As a tacit consensus, Rwandans who lost members of their family by the hand of Kagame’s RPF organize protest gatherings each year on April 6th to keep alive the memory of their lost ones and to protest against Paul Kagame’s genocidal regime, which to this day, enjoys international political and financial support while it quiety murders Rwandans all over the world and foments wars in neighbouring countries.

I went to such a gathering today, a public protest in front of the imposing Palais de Justice buiding in Brussels.


The place was full of cops. They informed us that we had to leave the premises because the Brussels Commune authorities which had authorized the protest two months in advance had suddenly decided to retrieve the authorization and declared the gathering illegal.


I have plenty of respect for men -and women- in uniform, but sometimes I pity them. Those cops didn’t realize they had been asked to prevent people from mourning their own. Most victims of RPF didn’t get a proper burial. Their families never got a chance to mourn them properly. In Rwanda, to this day, Hutu people are denied the right to mourn openly their family members killed during the 1990-1994 war.

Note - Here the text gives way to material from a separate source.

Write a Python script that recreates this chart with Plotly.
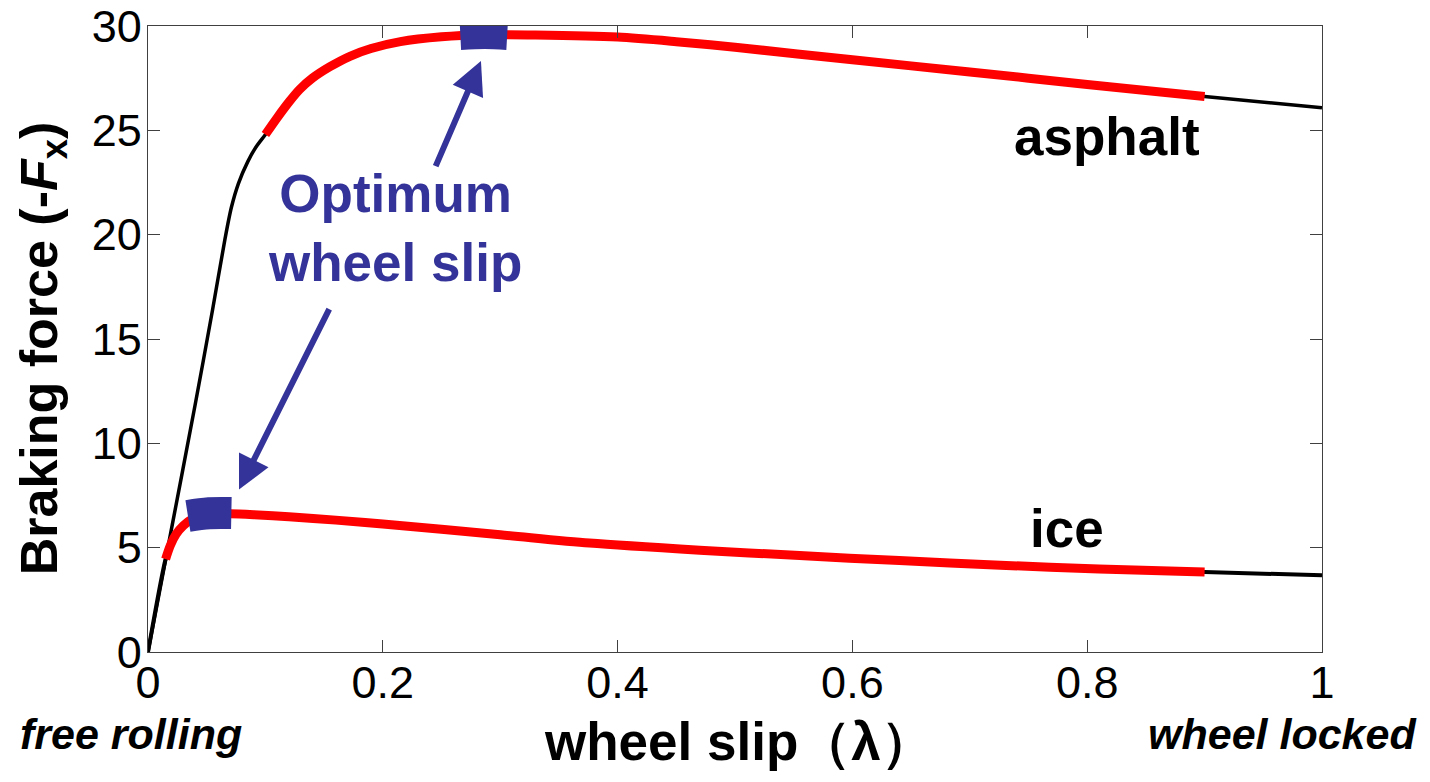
import numpy as np
import plotly.graph_objects as go

# ---------------- data ----------------
asphalt_slip = [0, 0.02, 0.04, 0.055, 0.0656, 0.071, 0.077, 0.085, 0.092, 0.1, 0.11, 0.12,
                0.129, 0.14, 0.155, 0.172, 0.19, 0.215, 0.25, 0.285, 0.33, 0.4, 0.45, 0.5,
                0.6, 0.7, 0.8, 0.9, 1.0]
asphalt_force = [0, 5.9, 11.8, 16.4, 19.8, 21.3, 22.45, 23.5, 24.2, 24.8, 25.6, 26.35,
                 26.95, 27.5, 28.05, 28.55, 28.92, 29.25, 29.48, 29.58, 29.57, 29.47, 29.25, 28.98,
                 28.38, 27.8, 27.2, 26.62, 26.08]

ice_slip = [0, 0.015, 0.019, 0.024, 0.03, 0.037, 0.045, 0.055, 0.07, 0.09, 0.12, 0.16, 0.2,
            0.3, 0.376, 0.47, 0.555, 0.64, 0.726, 0.81, 0.9, 1.0]
ice_force = [0, 4.45, 5.1, 5.65, 6.05, 6.35, 6.52, 6.6, 6.62, 6.58, 6.48, 6.32, 6.13,
             5.62, 5.22, 4.88, 4.62, 4.38, 4.16, 3.98, 3.83, 3.68]

# stable (controlled) slip ranges, drawn in red
asphalt_stable = (0.1, 0.9)
ice_stable = (0.015, 0.9)

# optimum wheel slip markers
asphalt_opt_slip = [0.266, 0.287, 0.306]
asphalt_opt_force = [29.62, 29.66, 29.62]
ice_opt_slip = [0.034, 0.052, 0.071]
ice_opt_force = [6.52, 6.65, 6.66]

x_ticks = [0, 0.2, 0.4, 0.6, 0.8, 1]
x_ticklabels = ["0", "0.2", "0.4", "0.6", "0.8", "1"]
y_ticks = [0, 5, 10, 15, 20, 25, 30]

FONT = "Liberation Sans, Arial, sans-serif"
BLUE = "#333399"
RED = "#ff0000"

fig = go.Figure()


def subset(xs, ys, lo, hi):
    xs = np.array(xs)
    ys = np.array(ys)
    m = (xs >= lo - 1e-9) & (xs <= hi + 1e-9)
    return xs[m], ys[m]


# black full curves
fig.add_trace(go.Scatter(x=asphalt_slip, y=asphalt_force, mode="lines",
                         line=dict(color="black", width=3.5, shape="spline", smoothing=0.8),
                         hoverinfo="skip"))
fig.add_trace(go.Scatter(x=ice_slip, y=ice_force, mode="lines",
                         line=dict(color="black", width=4, shape="spline", smoothing=0.8),
                         hoverinfo="skip"))
# red stable parts
ax_, ay_ = subset(asphalt_slip, asphalt_force, *asphalt_stable)
fig.add_trace(go.Scatter(x=ax_, y=ay_, mode="lines",
                         line=dict(color=RED, width=9, shape="spline", smoothing=0.8),
                         hoverinfo="skip"))
ix_, iy_ = subset(ice_slip, ice_force, *ice_stable)
fig.add_trace(go.Scatter(x=ix_, y=iy_, mode="lines",
                         line=dict(color=RED, width=9, shape="spline", smoothing=0.8),
                         hoverinfo="skip"))
# optimum markers (thick blue segments)
for xs, ys in [(asphalt_opt_slip, asphalt_opt_force), (ice_opt_slip, ice_opt_force)]:
    fig.add_trace(go.Scatter(x=xs, y=ys, mode="lines",
                             line=dict(color=BLUE, width=32, shape="spline"),
                             hoverinfo="skip"))

# arrows
fig.add_annotation(x=0.2836, y=28.32, ax=0.2445, ay=23.21, xref="x", yref="y",
                   axref="x", ayref="y", text="", showarrow=True, arrowhead=2,
                   arrowsize=1.1, arrowwidth=6, arrowcolor=BLUE, standoff=0)
fig.add_annotation(x=0.0775, y=7.79, ax=0.155, ay=16.5, xref="x", yref="y",
                   axref="x", ayref="y", text="", showarrow=True, arrowhead=2,
                   arrowsize=1.1, arrowwidth=6, arrowcolor=BLUE, standoff=0)

# labels inside plot
fig.add_annotation(x=0.21, y=20.3, xref="x", yref="y", text="<b>Optimum<br>wheel slip</b>",
                   showarrow=False, xanchor="center", yanchor="middle",
                   font=dict(family=FONT, size=53, color=BLUE))
fig.add_annotation(x=0.817, y=24.7, xref="x", yref="y", text="<b>asphalt</b>",
                   showarrow=False, xanchor="center", yanchor="middle",
                   font=dict(family=FONT, size=53, color="black"))
fig.add_annotation(x=0.783, y=5.9, xref="x", yref="y", text="<b>ice</b>",
                   showarrow=False, xanchor="center", yanchor="middle",
                   font=dict(family=FONT, size=53, color="black"))

# labels outside plot
fig.add_annotation(x=-0.1107, y=-0.131, xref="paper", yref="paper", xanchor="left",
                   yanchor="middle", text="<b><i>free rolling</i></b>", showarrow=False,
                   font=dict(family=FONT, size=43, color="black"))
fig.add_annotation(x=1.0818, y=-0.131, xref="paper", yref="paper", xanchor="right",
                   yanchor="middle", text="<b><i>wheel locked</i></b>", showarrow=False,
                   font=dict(family=FONT, size=43, color="black"))
fig.add_annotation(x=0.503, y=-0.1436, xref="paper", yref="paper", xanchor="center",
                   yanchor="middle", text="<b>wheel slip（λ）</b>", showarrow=False,
                   font=dict(family=FONT, size=53, color="black"))
fig.add_annotation(x=-0.0895, y=0.485, xref="paper", yref="paper", textangle=-90,
                   xanchor="center", yanchor="middle",
                   text="<b>Braking force (-<i>F</i><sub>x</sub>)</b>", showarrow=False,
                   font=dict(family=FONT, size=52, color="black"))

axis_common = dict(showline=True, linecolor="#404040", linewidth=1.2, mirror="ticks",
                   ticks="inside", ticklen=12, tickwidth=1.2, tickcolor="#404040",
                   showgrid=False, zeroline=False, automargin=False,
                   ticklabeloverflow="allow",
                   tickfont=dict(family=FONT, size=45, color="black"))

# page body has an 8px default margin, so the figure is 8px smaller and margins offset
fig.update_layout(
    width=1422, height=774,
    margin=dict(l=140, r=108, t=18, b=130, autoexpand=False),
    paper_bgcolor="white", plot_bgcolor="white",
    showlegend=False,
    xaxis=dict(range=[0, 1], tickvals=x_ticks, ticktext=x_ticklabels,
               ticklabelstandoff=-9, **axis_common),
    yaxis=dict(range=[0, 30], tickvals=y_ticks, ticklabelstandoff=-4, **axis_common),
)

fig.write_html("out.html")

They must have been Interahamwe militiamen, they don’t deserve a burial. Or maybe you wish to join them? ” is the answer one usually gets from the Rwandan authorities.


All those gatherings, protest marches and church services are for the Rwandan diaspora just a way to somehow catch up with our duty to our lost ones. To prevent a man from doing that is such a horrible task I would never want to be the one who has to do it.


As we weren’t leaving the premises fast enough to the cops’ taste, they started arresting us. The cops were surprised that we complied and didn’t oppose any resistance. How could they understand? They had probably been told that we were a bunch of machete-wielding savages who would eat them up at the first chance we got. 


They were putting plastic handcuffs on us. Someone started singing the Rwandan anthem. Everybody joined in. I saw an elderly lady already in handcuffs. They were escorting her to a police van. A very big cop asked me where I was going. I ignored him and joined in the song. He handcuffed me, hands in the back. I swear I have never had any masochistic yearnings, but I just didn’t feel any anger towards those cops. I couldn’t blame them. They didn’t know. They didn’t realize what a despicable act they were engaging in by just “following the orders”.

They handcuffed everybody. Men, women, children.


All that time, I couldn’t help but ask myself why anyone in their right mind would handcuff and lock up a grandmother who was only trying to mourn publicly her lost relatives? Exactly what danger were they trying to protect the Brussels population from? Well, maybe they thought the lady would cry so hard that the passers-by would die from sadness.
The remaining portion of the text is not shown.